▸ **YOUR INSTRUCTIONS**: From the records below, please print only the lines from the one containing "Emit a component" through the one containing "const yTicks = [0, 10, 20, 30, 40, 50, 60, 70];", both included. Skip the pictures.

▸ **DATA EXCERPTS**:
____
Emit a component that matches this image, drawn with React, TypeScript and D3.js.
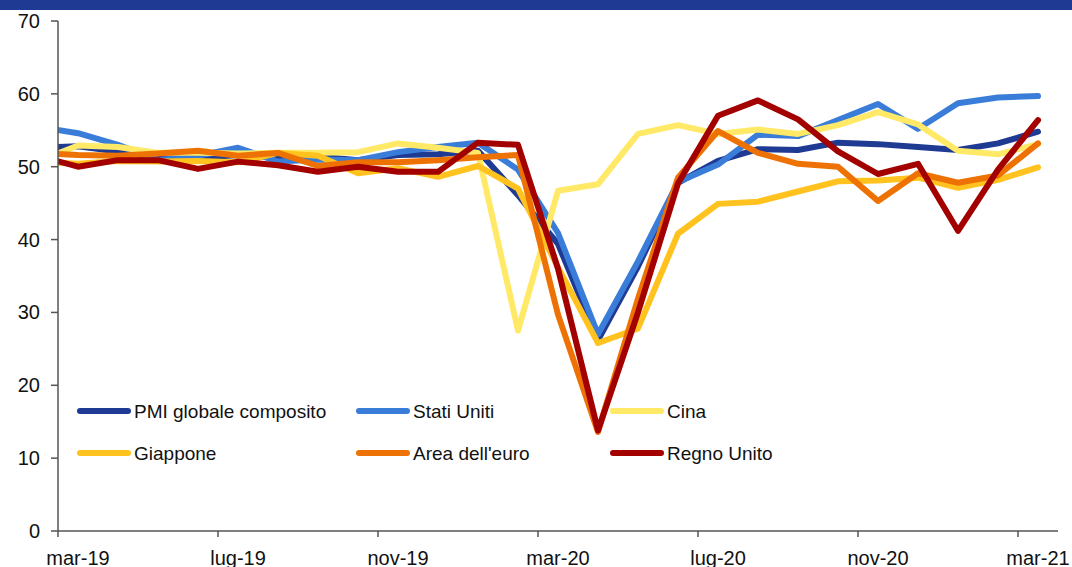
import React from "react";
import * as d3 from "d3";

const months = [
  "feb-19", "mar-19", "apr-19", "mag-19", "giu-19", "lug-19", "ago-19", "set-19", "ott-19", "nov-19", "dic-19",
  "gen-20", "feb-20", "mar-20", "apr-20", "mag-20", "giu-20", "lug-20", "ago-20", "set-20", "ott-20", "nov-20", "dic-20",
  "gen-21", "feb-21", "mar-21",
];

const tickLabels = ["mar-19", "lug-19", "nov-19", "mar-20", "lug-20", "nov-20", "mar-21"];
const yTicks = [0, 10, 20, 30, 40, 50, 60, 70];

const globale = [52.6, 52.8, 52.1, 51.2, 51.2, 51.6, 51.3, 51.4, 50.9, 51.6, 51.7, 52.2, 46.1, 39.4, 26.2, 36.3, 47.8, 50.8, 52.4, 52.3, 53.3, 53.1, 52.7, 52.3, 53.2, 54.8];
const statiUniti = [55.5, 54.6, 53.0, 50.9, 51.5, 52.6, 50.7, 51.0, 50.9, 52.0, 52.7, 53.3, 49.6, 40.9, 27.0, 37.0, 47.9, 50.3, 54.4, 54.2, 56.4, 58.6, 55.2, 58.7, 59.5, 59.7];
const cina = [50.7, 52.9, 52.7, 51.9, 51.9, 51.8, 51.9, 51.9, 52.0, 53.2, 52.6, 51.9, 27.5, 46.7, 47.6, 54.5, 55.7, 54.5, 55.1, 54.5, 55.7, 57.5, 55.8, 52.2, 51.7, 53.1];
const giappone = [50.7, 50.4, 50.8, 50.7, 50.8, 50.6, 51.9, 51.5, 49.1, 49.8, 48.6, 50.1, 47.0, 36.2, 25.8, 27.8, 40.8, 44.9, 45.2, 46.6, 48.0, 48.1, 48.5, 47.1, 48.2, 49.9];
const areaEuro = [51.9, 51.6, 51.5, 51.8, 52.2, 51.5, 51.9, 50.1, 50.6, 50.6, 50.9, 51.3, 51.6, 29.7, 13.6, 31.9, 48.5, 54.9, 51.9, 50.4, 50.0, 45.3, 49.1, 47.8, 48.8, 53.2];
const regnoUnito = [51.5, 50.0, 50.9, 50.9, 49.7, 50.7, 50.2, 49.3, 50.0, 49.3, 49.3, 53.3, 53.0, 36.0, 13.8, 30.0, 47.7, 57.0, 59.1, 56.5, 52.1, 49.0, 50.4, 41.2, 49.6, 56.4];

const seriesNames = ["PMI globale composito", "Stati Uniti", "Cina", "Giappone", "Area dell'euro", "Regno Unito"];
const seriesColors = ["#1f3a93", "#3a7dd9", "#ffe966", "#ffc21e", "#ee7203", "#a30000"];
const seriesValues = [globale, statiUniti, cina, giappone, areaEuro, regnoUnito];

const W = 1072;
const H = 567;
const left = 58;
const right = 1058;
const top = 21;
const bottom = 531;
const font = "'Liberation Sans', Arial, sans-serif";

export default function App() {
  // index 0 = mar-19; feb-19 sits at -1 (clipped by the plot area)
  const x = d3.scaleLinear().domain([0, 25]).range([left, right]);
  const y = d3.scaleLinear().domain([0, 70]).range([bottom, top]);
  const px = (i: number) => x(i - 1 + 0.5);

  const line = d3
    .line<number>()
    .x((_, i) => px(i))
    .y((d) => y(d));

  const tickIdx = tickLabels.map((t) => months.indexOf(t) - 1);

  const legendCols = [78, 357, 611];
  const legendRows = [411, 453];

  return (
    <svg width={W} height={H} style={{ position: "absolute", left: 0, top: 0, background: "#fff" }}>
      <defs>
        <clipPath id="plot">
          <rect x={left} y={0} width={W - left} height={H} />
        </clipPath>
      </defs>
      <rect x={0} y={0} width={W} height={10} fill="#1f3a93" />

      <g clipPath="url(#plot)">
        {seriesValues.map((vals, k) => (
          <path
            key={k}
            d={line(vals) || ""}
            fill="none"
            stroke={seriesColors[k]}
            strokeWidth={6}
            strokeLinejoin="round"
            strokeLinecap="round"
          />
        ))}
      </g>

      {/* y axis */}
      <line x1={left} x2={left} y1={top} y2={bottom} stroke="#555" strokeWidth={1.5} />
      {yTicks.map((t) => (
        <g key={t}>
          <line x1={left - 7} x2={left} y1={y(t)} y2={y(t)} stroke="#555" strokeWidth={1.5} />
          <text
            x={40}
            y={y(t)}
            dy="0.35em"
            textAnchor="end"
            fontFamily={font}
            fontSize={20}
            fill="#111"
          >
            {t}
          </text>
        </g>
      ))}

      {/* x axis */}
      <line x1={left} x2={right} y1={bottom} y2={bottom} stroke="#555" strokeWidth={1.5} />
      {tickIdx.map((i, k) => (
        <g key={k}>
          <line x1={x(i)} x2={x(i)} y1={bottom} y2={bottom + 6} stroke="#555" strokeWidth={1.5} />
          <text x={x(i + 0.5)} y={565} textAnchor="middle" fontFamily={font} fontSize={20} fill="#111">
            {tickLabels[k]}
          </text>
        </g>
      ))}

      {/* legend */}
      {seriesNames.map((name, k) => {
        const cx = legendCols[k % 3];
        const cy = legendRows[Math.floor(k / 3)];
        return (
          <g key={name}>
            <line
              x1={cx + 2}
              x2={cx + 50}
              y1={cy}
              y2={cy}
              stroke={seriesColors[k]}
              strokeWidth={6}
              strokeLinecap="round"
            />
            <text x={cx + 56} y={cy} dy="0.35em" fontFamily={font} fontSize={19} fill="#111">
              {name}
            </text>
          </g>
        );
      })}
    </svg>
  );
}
____
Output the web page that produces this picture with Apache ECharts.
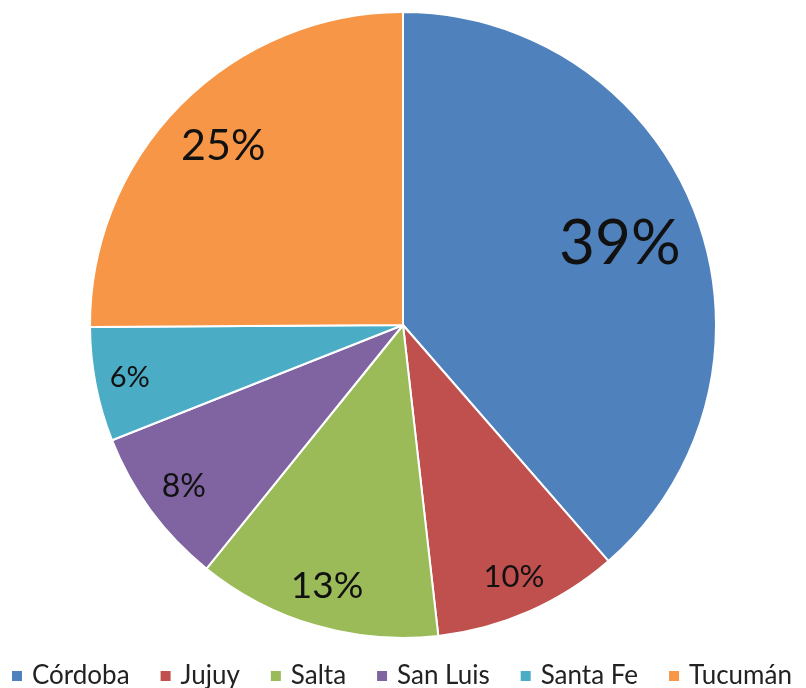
____
▸ **EXERCISE RESULT**:
Emit a component that matches this image, drawn with React, TypeScript and D3.js.
import React from "react";
import * as d3 from "d3";

const months = [
  "feb-19", "mar-19", "apr-19", "mag-19", "giu-19", "lug-19", "ago-19", "set-19", "ott-19", "nov-19", "dic-19",
  "gen-20", "feb-20", "mar-20", "apr-20", "mag-20", "giu-20", "lug-20", "ago-20", "set-20", "ott-20", "nov-20", "dic-20",
  "gen-21", "feb-21", "mar-21",
];

const tickLabels = ["mar-19", "lug-19", "nov-19", "mar-20", "lug-20", "nov-20", "mar-21"];
const yTicks = [0, 10, 20, 30, 40, 50, 60, 70];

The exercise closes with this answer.